Bagi Ciputra, perubahan itu bukan sekadar transisi spiritual, tapi sebuah transformasi menyeluruh dalam hidup. Namun, ujian belum selesai.

Pada pertengahan dekade 2000-an, ia mengalami penderitaan fisik yang luar biasa. Nyeri hebat di bahunya membuat aktivitas sehari-hari menjadi sangat menyakitkan.

“Begitu sakitnya hingga untuk mengangkat lengan saja saya tak bisa. Mandi sulit. Berganti baju sulit. Tidur kesakitan. Hidup terasa sengsara,” ujarnya.

Berbulan-bulan ia bertahan dalam diam, mencoba berbagai pengobatan di Jakarta. Namun rasa sakit semakin tak tertahankan. Hingga akhirnya ia mendengar saran untuk menjalani operasi di Perth, Australia, oleh seorang dokter ahli bernama Dr. Peter Campbell.

“Semula saya keberatan dioperasi. Tapi akhirnya, karena sudah begitu putus asa dengan rasa sakit yang tak tertahankan itu, saya menyerah.
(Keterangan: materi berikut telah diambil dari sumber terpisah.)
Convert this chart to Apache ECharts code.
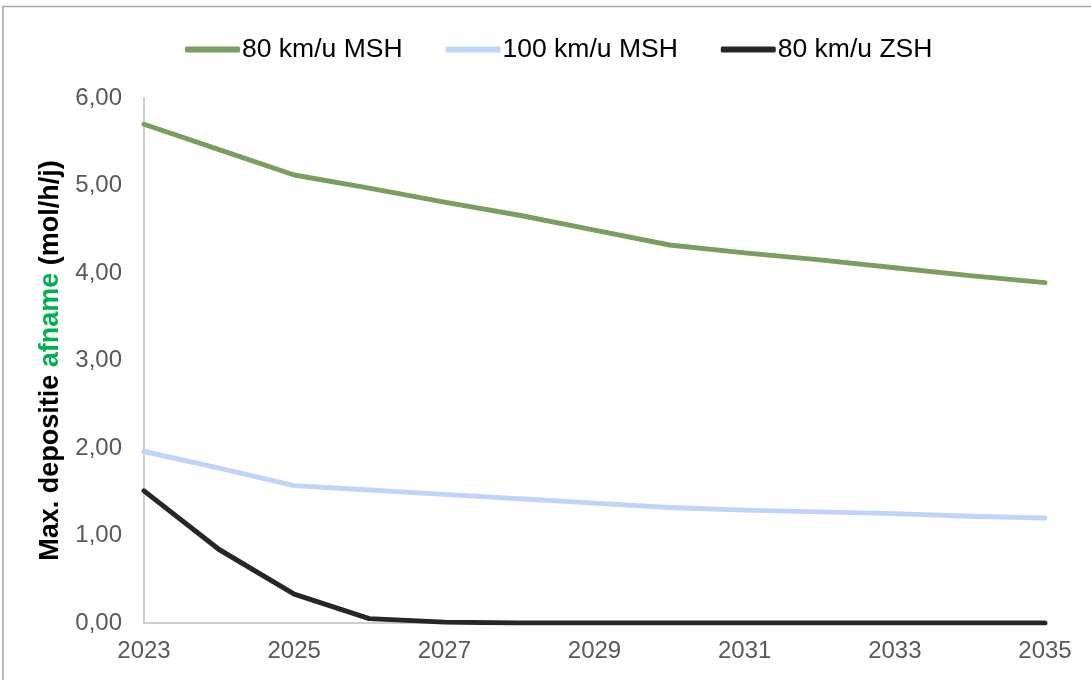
<!DOCTYPE html>
<html>
<head>
<meta charset="utf-8">
<script src="https://cdn.jsdelivr.net/npm/echarts@6/dist/echarts.min.js"></script>
<style>
  html, body { margin: 0; padding: 0; background: #fff; }
  #chart { width: 1091px; height: 680px; }
</style>
</head>
<body>
<div id="chart"></div>
<script>
// Years on the horizontal axis
const years = ['2023','2024','2025','2026','2027','2028','2029','2030','2031','2032','2033','2034','2035'];

// Maximum deposition decrease per scenario (mol/h/j)
const msh80  = [5.70, 5.41, 5.12, 4.97, 4.81, 4.66, 4.49, 4.32, 4.23, 4.15, 4.06, 3.97, 3.89];
const msh100 = [1.96, 1.77, 1.57, 1.52, 1.47, 1.42, 1.37, 1.32, 1.29, 1.27, 1.25, 1.22, 1.20];
const zsh80  = [1.51, 0.84, 0.33, 0.05, 0.01, 0.00, 0.00, 0.00, 0.00, 0.00, 0.00, 0.00, 0.00];

const seriesNames = ['80 km/u MSH', '100 km/u MSH', '80 km/u ZSH'];
const seriesColors = ['#7A9D60', '#BFD3FB', '#262626'];

const chart = echarts.init(document.getElementById('chart'), null, { renderer: 'canvas' });

function lineSeries(name, data, color) {
  return {
    name: name,
    type: 'line',
    data: data,
    symbol: 'none',
    smooth: false,
    lineStyle: { color: color, width: 5, cap: 'round', join: 'round' },
    itemStyle: { color: color }
  };
}

chart.setOption({
  animation: false,
  backgroundColor: '#ffffff',
  textStyle: { fontFamily: 'Liberation Sans, Arial, sans-serif' },
  graphic: [{
    type: 'rect',
    shape: { x: 3, y: 6.5, width: 1200, height: 800 },
    style: { fill: 'none', stroke: '#A6A6A6', lineWidth: 1.5 },
    silent: true
  }],
  legend: {
    top: 31,
    left: 180,
    itemWidth: 55,
    itemHeight: 6,
    itemGap: 43,
    icon: 'roundRect',
    textStyle: { color: '#000000', fontSize: 26.5, padding: [0, 0, 0, -3] },
    data: seriesNames
  },
  grid: { left: 144, right: 46, top: 98, bottom: 57, containLabel: false },
  xAxis: {
    type: 'category',
    data: years,
    boundaryGap: false,
    axisLine: { lineStyle: { color: '#BFBFBF', width: 1.5 } },
    axisTick: { show: false },
    axisLabel: { interval: 1, color: '#595959', fontSize: 24, margin: 16 },
    splitLine: { show: false }
  },
  yAxis: {
    type: 'value',
    min: 0,
    max: 6,
    interval: 1,
    axisLine: { show: true, lineStyle: { color: '#BFBFBF', width: 1.5 } },
    axisTick: { show: false },
    splitLine: { show: false },
    axisLabel: {
      color: '#595959',
      fontSize: 24,
      margin: 22,
      formatter: v => v.toFixed(2).replace('.', ',')
    },
    name: '{a|Max. depositie }{g|afname}{a| (mol/h/j)}',
    nameLocation: 'middle',
    nameGap: 66,
    nameTextStyle: {
      rich: {
        a: { fontSize: 27, fontWeight: 'bold', color: '#000000' },
        g: { fontSize: 27, fontWeight: 'bold', color: '#00B050' }
      }
    }
  },
  series: [
    lineSeries(seriesNames[0], msh80, seriesColors[0]),
    lineSeries(seriesNames[1], msh100, seriesColors[1]),
    lineSeries(seriesNames[2], zsh80, seriesColors[2])
  ]
});
</script>
</body>
</html>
Saya bersedia dioperasi,” ungkap Ciputra.

Dengan didampingi keluarga dan sahabat dekat sekaligus dokter ortopedi dari Singapura, Dr. Kevin Yip, Ir. Ciputra terbang ke Perth. Di sana, ia menanti hari operasi dengan harap-harap cemas, menginap di sebuah hotel, merenungi perjalanan hidup yang telah membentuknya.

“Karunia Tuhan terus diberikan dalam hidup saya,” ucapnya penuh syukur.